At the same time the neighbor was refinancing. Same floor, right next door. This unit is an interior unit with no end window, so no sunset/Waikiki/ocean views. You don’t have to be a rocket scientist to know that view = value. This unit was remodeled 8 years ago with off the shelf Home Depot cabinets, and laminate counter-tops, ceramic tile floors. It had been totally gutted as well, but 8 years of wear and tear and renters showed.
The owner asked that I speak with the appraiser as well. I gladly did and the appraiser was from the area and knew the buildings. This appraiser was open and wanted my input as she had not seen all of the comparable units, as I had. I explained the differences.
Appraised value = $410k two weeks after the other units appraisal.
This is absolutely amazing. The first unit is a super unit by probably $30K and the appraisal was $35K less than the neighbor’s. These are very common situations that occur everyday right now. I go out two to three times a week to preview properties. Appraisers do not so they don’t often have a good understanding of the nuances of different buildings and units. They typically determine values by comparing the information that is on the MLS profile sheet of comparable properties. This is the same sheet that you as a buyer look at when looking at properties online. How many times have you read an MLS profile sheet, gotten excited about a property, and when you go to preview the propertty it is a huge disappointment as the description and information about the unit was misleading along with the pictures? Remember that huge ocean view in the photos that was only visible by leaning over the railing and around the side of the building?
So why do I bring this up? During the housing melt-down policies and procedures were changed to make sure the melt-down doesn’t happen again. The appraisal process was one of those procedures. It is very flawed, and the National Association of Realtors has addressed it with the Federal Government. The following is from the NAR President:
I am writing to you with an important update on NAR’s efforts to address ongoing problems with recent changes to appraisal rules. As a direct result of my recent meetings with the New York Attorney General’s office, the Federal Housing Finance Agency, and Fannie Mae, both Freddie Mac and Fannie Mae this week issued new guidance to all lenders on the Home Valuation Code of Conduct. The alert clarifies two very important points that we raised in our meetings with officials. First, it states that lenders should use appraisers who have clear experience in the geographic area.
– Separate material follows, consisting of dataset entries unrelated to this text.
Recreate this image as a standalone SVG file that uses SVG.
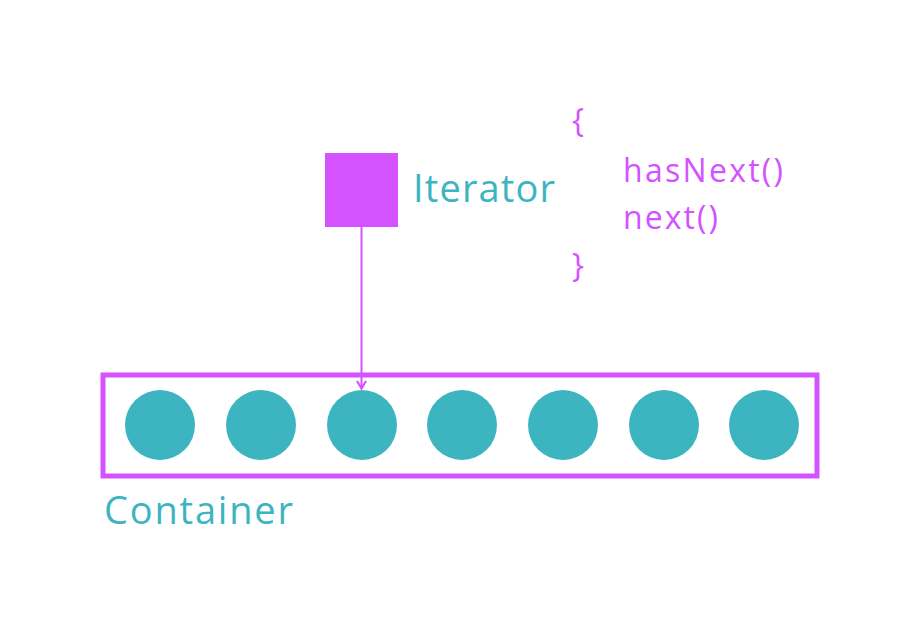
<svg xmlns="http://www.w3.org/2000/svg" width="920" height="636" viewBox="0 0 920 636">
<style>
.teal{fill:#3db5c0;font-family:"Open Sans","Noto Sans",sans-serif;font-weight:400;}
.code{fill:#d452ff;font-family:"Open Sans","Noto Sans",sans-serif;font-weight:400;font-size:32px;}
.item{fill:#3db5c0;}
</style>
<defs>
<marker id="arr" viewBox="0 0 12 12" refX="11" refY="6" markerWidth="12" markerHeight="12" markerUnits="userSpaceOnUse" orient="auto">
<path d="M3,1.5 L10.5,6 L3,10.5" fill="none" stroke="#d452ff" stroke-width="2.2"/>
</marker>
</defs>
<rect width="920" height="636" fill="#ffffff"/>
<g id="container">
<rect x="103" y="375" width="714" height="101" fill="none" stroke="#d452ff" stroke-width="5"/>
<circle class="item" cx="160" cy="425" r="35"/>
<circle class="item" cx="261" cy="425" r="35"/>
<circle class="item" cx="362" cy="425" r="35"/>
<circle class="item" cx="462" cy="425" r="35"/>
<circle class="item" cx="563" cy="425" r="35"/>
<circle class="item" cx="664" cy="425" r="35"/>
<circle class="item" cx="764" cy="425" r="35"/>
<text class="teal" x="104" y="524" font-size="38" textLength="189" lengthAdjust="spacing">Container</text>
</g>
<g id="iterator">
<rect x="325" y="153" width="73" height="74" fill="#d452ff"/>
<text class="teal" x="413" y="202" font-size="38" textLength="142" lengthAdjust="spacing">Iterator</text>
</g>
<g id="methods">
<text class="code" x="572" y="132">{</text>
<text class="code" x="623" y="182" textLength="160" lengthAdjust="spacing">hasNext()</text>
<text class="code" x="623" y="229" textLength="95" lengthAdjust="spacing">next()</text>
<text class="code" x="572" y="277">}</text>
</g>
<g id="connectors">
<line x1="361.5" y1="227" x2="361.5" y2="389" stroke="#d452ff" stroke-width="2" marker-end="url(#arr)"/>
</g>
</svg>
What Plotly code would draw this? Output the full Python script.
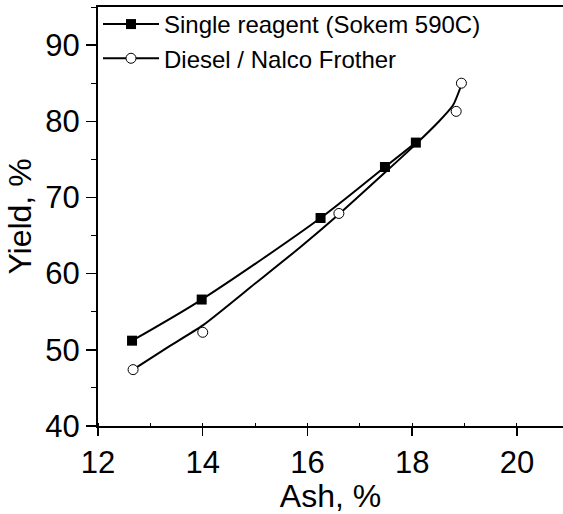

Second, it clarifies that appraisers are not prohibited from talking to real estate agents.
HVCC Notice
In addition to this guidance, both Fannie Mae and Freddie Mac recently posted extensive Qs and As on their respective web sites, based on information that NAR provided when the code was first adopted in May.
We have posted links to all of this information at www.Realtor.org/HVCC.
We aren’t fully there in correcting these problems but we are getting there. Do you have a nightmare appraisal story? How about a field review story? That is a topic for another time.
Posted by scott on August 20th, 2009 in Lending, Real Estate | 1 Comment »



September 2nd, 2009 at 4:10 pm
Great article and as a lender, I am having this issue will all my files. By eliminating communication between the lender and the appraiser, the due diligence to perform equally for the lender and the borrower is alleviated. The appraiser’s only responsibility is now only to the 3rd party contract company that hired him and therefore will always pick the conservative route to avoid having the appraisal outright rejected by underwriting, or to be required to do additional work justify his opinion of value. Countrywide operated similarly to this for years by requiring all appraisals to be ordered through their “third party company” Landsafe (which Countrywide owned). Most time these Landsafe Appraisers were employees of Countrywide, therefore the values would always be in favor of Countrywide most times coming in 5%-10% lower than actual market value which resulted in higher rates and fees for Countrywide customers. White collar robbery!